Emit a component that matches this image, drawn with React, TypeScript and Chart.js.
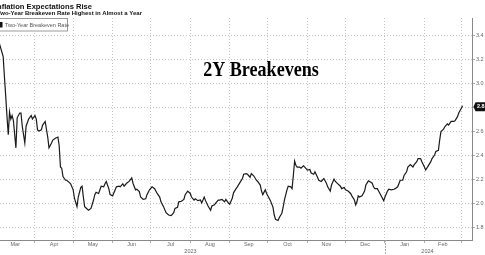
import React, { useEffect, useRef } from "react";
import { Chart, registerables } from "chart.js";

Chart.register(...registerables);

// Days since 2023-03-01
const DAYS = [3,6,7,8,9,10,11,12,13,14,16,17,19,20,21,23,24,26,28,29,31,32,33,34,36,37,39,41,42,44,45,47,49,50,51,52,53,55,56,58,59,61,62,64,65,67,68,69,70,73,75,77,78,79,81,83,85,86,87,89,90,92,94,95,97,98,100,101,103,105,107,108,110,111,113,114,116,118,119,121,123,125,127,129,130,132,134,136,138,140,141,143,144,146,148,149,151,153,154,156,157,159,161,162,164,165,167,169,170,172,173,175,176,178,180,181,183,184,186,187,189,190,192,194,195,197,198,200,201,203,205,206,208,209,210,212,213,215,216,218,219,220,222,223,225,226,227,229,230,232,233,234,235,236,237,239,240,242,243,245,247,248,250,251,253,254,256,258,260,261,263,264,266,267,269,271,272,274,275,277,279,280,282,283,284,285,286,288,290,291,293,294,296,297,298,300,301,303,305,306,308,309,311,313,314,316,318,320,321,323,324,326,328,329,331,332,334,335,337,338,340,342,343,345,346,348,349,350,352,353,355,356,358,360,361,363,364,366,367];

const VALUES = [3.33,3.22,3.05,2.89,2.72,2.57,2.76,2.70,2.73,2.69,2.46,2.71,2.75,2.75,2.64,2.50,2.64,2.70,2.73,2.70,2.73,2.70,2.61,2.60,2.61,2.65,2.68,2.55,2.46,2.50,2.525,2.54,2.55,2.48,2.30,2.29,2.22,2.19,2.19,2.17,2.16,2.11,2.04,1.97,2.05,2.13,2.14,2.05,1.97,1.94,1.955,2.025,2.07,2.09,2.08,2.14,2.135,2.16,2.18,2.12,2.07,2.06,2.11,2.135,2.14,2.135,2.16,2.14,2.165,2.18,2.21,2.165,2.11,2.115,2.095,2.05,2.03,2.035,2.07,2.11,2.135,2.12,2.08,2.05,2.01,1.97,1.92,1.90,1.895,1.92,1.955,1.965,2.01,2.015,2.03,2.07,2.10,2.08,2.05,2.025,2.035,2.02,2.025,2.00,2.05,2.02,1.975,1.94,1.975,1.985,2.00,2.025,2.025,2.03,2.01,2.03,2.00,1.99,2.04,2.085,2.12,2.135,2.17,2.205,2.24,2.245,2.24,2.215,2.245,2.225,2.19,2.18,2.15,2.10,2.07,2.11,2.08,2.04,2.02,1.965,1.90,1.865,1.855,1.88,1.915,1.965,2.025,2.11,2.14,2.135,2.12,2.23,2.35,2.315,2.30,2.30,2.29,2.31,2.30,2.275,2.28,2.25,2.24,2.26,2.215,2.19,2.18,2.205,2.165,2.135,2.10,2.15,2.20,2.18,2.16,2.14,2.12,2.13,2.11,2.10,2.08,2.06,2.025,1.985,2.01,2.06,2.05,2.06,2.10,2.15,2.185,2.18,2.165,2.135,2.12,2.12,2.10,2.06,2.02,2.05,2.10,2.115,2.11,2.115,2.12,2.135,2.19,2.19,2.23,2.26,2.30,2.32,2.30,2.32,2.345,2.37,2.37,2.345,2.30,2.275,2.31,2.345,2.37,2.40,2.43,2.44,2.525,2.595,2.615,2.635,2.66,2.65,2.68,2.68,2.685,2.72,2.75,2.79,2.81];

// Month boundaries (days since 2023-03-01): Apr 1 ... Mar 1 2024
const MONTH_STARTS = [31, 61, 92, 122, 153, 184, 214, 245, 275, 306, 337, 366];
const MONTH_LABELS = ["Mar", "Apr", "May", "Jun", "Jul", "Aug", "Sep", "Oct", "Nov", "Dec", "Jan", "Feb"];
const YEAR_LABELS = ["2023", "2024"];
const YEAR_BOUNDARY = 306;
const Y_TICKS = [1.8, 2.0, 2.2, 2.4, 2.6, 2.8, 3.0, 3.2, 3.4];

const TITLE = "Inflation Expectations Rise";
const SUBTITLE = "Two-Year Breakeven Rate Highest in Almost a Year";
const SERIES_NAME = "Two-Year Breakeven Rate";
const OVERLAY_TEXT = "2Y Breakevens";
const LAST_LABEL = "2.8";

const X_MIN = 3.5;
const X_MAX = 374.4;
const Y_MIN = 1.692;
const Y_MAX = 3.542;

const SANS = '"Liberation Sans", Arial, sans-serif';

const overlayPlugin = {
  id: "overlay",
  afterDraw(chart: any) {
    const ctx = chart.ctx as CanvasRenderingContext2D;
    const { left, right, bottom } = chart.chartArea;
    const xs = chart.scales.x;
    const ys = chart.scales.y;
    ctx.save();

    // Title & subtitle (cropped on the left like the reference)
    ctx.fillStyle = "#111";
    ctx.textAlign = "right";
    ctx.textBaseline = "alphabetic";
    ctx.font = `bold 7.6px ${SANS}`;
    ctx.fillText(TITLE, 92, 8.5);
    ctx.font = `bold 6px ${SANS}`;
    ctx.fillText(SUBTITLE, 142, 15);

    // Legend box
    ctx.fillStyle = "#fff";
    ctx.fillRect(-2, 18.5, 69.5, 12.5);
    ctx.strokeStyle = "#999";
    ctx.lineWidth = 1;
    ctx.strokeRect(-2, 18.5, 69.5, 12.5);
    ctx.fillStyle = "#111";
    ctx.fillRect(-2, 22, 4.5, 5.5);
    ctx.fillStyle = "#555";
    ctx.font = `5.5px ${SANS}`;
    ctx.textAlign = "left";
    ctx.textBaseline = "middle";
    ctx.fillText(SERIES_NAME, 5, 25);

    // Big overlay text (narrow serif)
    ctx.save();
    ctx.translate(261, 76);
    ctx.scale(0.86, 1);
    ctx.fillStyle = "#000";
    ctx.font = `bold 21px "Liberation Serif", "Times New Roman", serif`;
    ctx.textAlign = "center";
    ctx.textBaseline = "alphabetic";
    ctx.fillText(OVERLAY_TEXT, 0, 0);
    ctx.restore();

    // Year labels and separator
    const sepX = xs.getPixelForValue(YEAR_BOUNDARY);
    ctx.fillStyle = "#666";
    ctx.font = `5.5px ${SANS}`;
    ctx.textAlign = "center";
    ctx.textBaseline = "middle";
    ctx.fillText(YEAR_LABELS[0], (left + sepX) / 2 - 2, 251);
    ctx.fillText(YEAR_LABELS[1], (sepX + right) / 2 - 1, 251);
    ctx.strokeStyle = "#aaa";
    ctx.setLineDash([2, 1]);
    ctx.beginPath();
    ctx.moveTo(Math.round(sepX) + 0.5, bottom);
    ctx.lineTo(Math.round(sepX) + 0.5, 255);
    ctx.stroke();
    ctx.setLineDash([]);

    // Last value marker
    const lastY = ys.getPixelForValue(VALUES[VALUES.length - 1]);
    ctx.fillStyle = "#111";
    ctx.beginPath();
    const bx = right + 3.5, bw = 14, bh = 9;
    const by = lastY - bh / 2 + 1;
    ctx.moveTo(bx - 2, by + bh / 2);
    ctx.lineTo(bx, by);
    ctx.lineTo(bx + bw, by);
    ctx.lineTo(bx + bw, by + bh);
    ctx.lineTo(bx, by + bh);
    ctx.closePath();
    ctx.fill();
    ctx.fillStyle = "#fff";
    ctx.font = `bold 5.5px ${SANS}`;
    ctx.textAlign = "left";
    ctx.textBaseline = "middle";
    ctx.fillText(LAST_LABEL, bx + 1.5, by + bh / 2);

    ctx.restore();
  },
};

// Draw solid axis lines on top (border.dash is used for the dotted grid lines)
const axisLinePlugin = {
  id: "axisLines",
  afterDatasetsDraw(chart: any) {
    const ctx = chart.ctx as CanvasRenderingContext2D;
    const { left, right, top, bottom } = chart.chartArea;
    ctx.save();
    ctx.strokeStyle = "#8a8a8a";
    ctx.lineWidth = 1;
    ctx.setLineDash([]);
    ctx.beginPath();
    ctx.moveTo(left, Math.round(bottom) + 0.5);
    ctx.lineTo(right, Math.round(bottom) + 0.5);
    ctx.moveTo(Math.round(right) + 0.5, top);
    ctx.lineTo(Math.round(right) + 0.5, bottom + 1);
    ctx.stroke();
    ctx.restore();
  },
};

export default function App() {
  const ref = useRef<HTMLCanvasElement | null>(null);

  useEffect(() => {
    if (!ref.current) return;
    const bounds = [0, ...MONTH_STARTS];
    const mids = MONTH_LABELS.map((_, i) => (bounds[i] + bounds[i + 1]) / 2);
    const data = DAYS.map((d, i) => ({ x: d, y: VALUES[i] }));

    const gridOpts = {
      display: true,
      color: "#c4c4c4",
      lineWidth: 1,
      drawTicks: true,
      tickLength: 3,
      tickColor: "#aaa",
      tickBorderDash: [],
    };

    const chart = new Chart(ref.current, {
      type: "line",
      data: {
        datasets: [
          {
            label: SERIES_NAME,
            data,
            borderColor: "#1a1a1a",
            borderWidth: 1.2,
            pointRadius: 0,
            tension: 0,
            fill: false,
          },
        ],
      },
      options: {
        responsive: false,
        animation: false,
        events: [],
        layout: { padding: { top: 18, left: 0, right: 0, bottom: 0 } },
        plugins: {
          legend: { display: false },
          title: { display: false },
          tooltip: { enabled: false },
        },
        scales: {
          x: {
            type: "linear",
            position: "bottom",
            weight: 0,
            min: X_MIN,
            max: X_MAX,
            afterBuildTicks: (scale: any) => {
              scale.ticks = MONTH_STARTS.map((v) => ({ value: v }));
            },
            afterFit: (scale: any) => {
              scale.height = 0;
            },
            ticks: { display: false },
            grid: gridOpts,
            border: { display: false, dash: [1, 2] },
          },
          xm: {
            type: "linear",
            position: "bottom",
            weight: 1,
            min: X_MIN,
            max: X_MAX,
            afterBuildTicks: (scale: any) => {
              scale.ticks = mids.map((v) => ({ value: v }));
            },
            afterFit: (scale: any) => {
              scale.height = 15;
            },
            ticks: {
              autoSkip: false,
              maxRotation: 0,
              padding: 1,
              color: "#666",
              font: { size: 5.5, family: SANS },
              callback: (_v: any, i: number) => MONTH_LABELS[i],
            },
            grid: { display: false, drawTicks: false },
            border: { display: false },
          },
          y: {
            type: "linear",
            position: "right",
            min: Y_MIN,
            max: Y_MAX,
            afterBuildTicks: (scale: any) => {
              scale.ticks = Y_TICKS.map((v) => ({ value: v }));
            },
            afterFit: (scale: any) => {
              scale.width = 13;
            },
            ticks: {
              padding: 1,
              color: "#666",
              font: { size: 5.5, family: SANS },
              callback: (v: any) => Number(v).toFixed(1),
            },
            grid: gridOpts,
            border: { display: false, dash: [1, 2] },
          },
        },
      },
      plugins: [axisLinePlugin, overlayPlugin],
    } as any);

    return () => chart.destroy();
  }, []);

  return (
    <div style={{ position: "fixed", left: 0, top: 0, width: 485, height: 255, background: "#fff" }}>
      <canvas ref={ref} width={485} height={255} style={{ display: "block", width: 485, height: 255 }} />
    </div>
  );
}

→ **YOUR TASK**
Pictures stay out. Print the data exactly, from its first line through the line containing "Chart.register(...registerables);".

→ **IN RESPONSE**
Emit a component that matches this image, drawn with React, TypeScript and Chart.js.
import React, { useEffect, useRef } from "react";
import { Chart, registerables } from "chart.js";

Chart.register(...registerables);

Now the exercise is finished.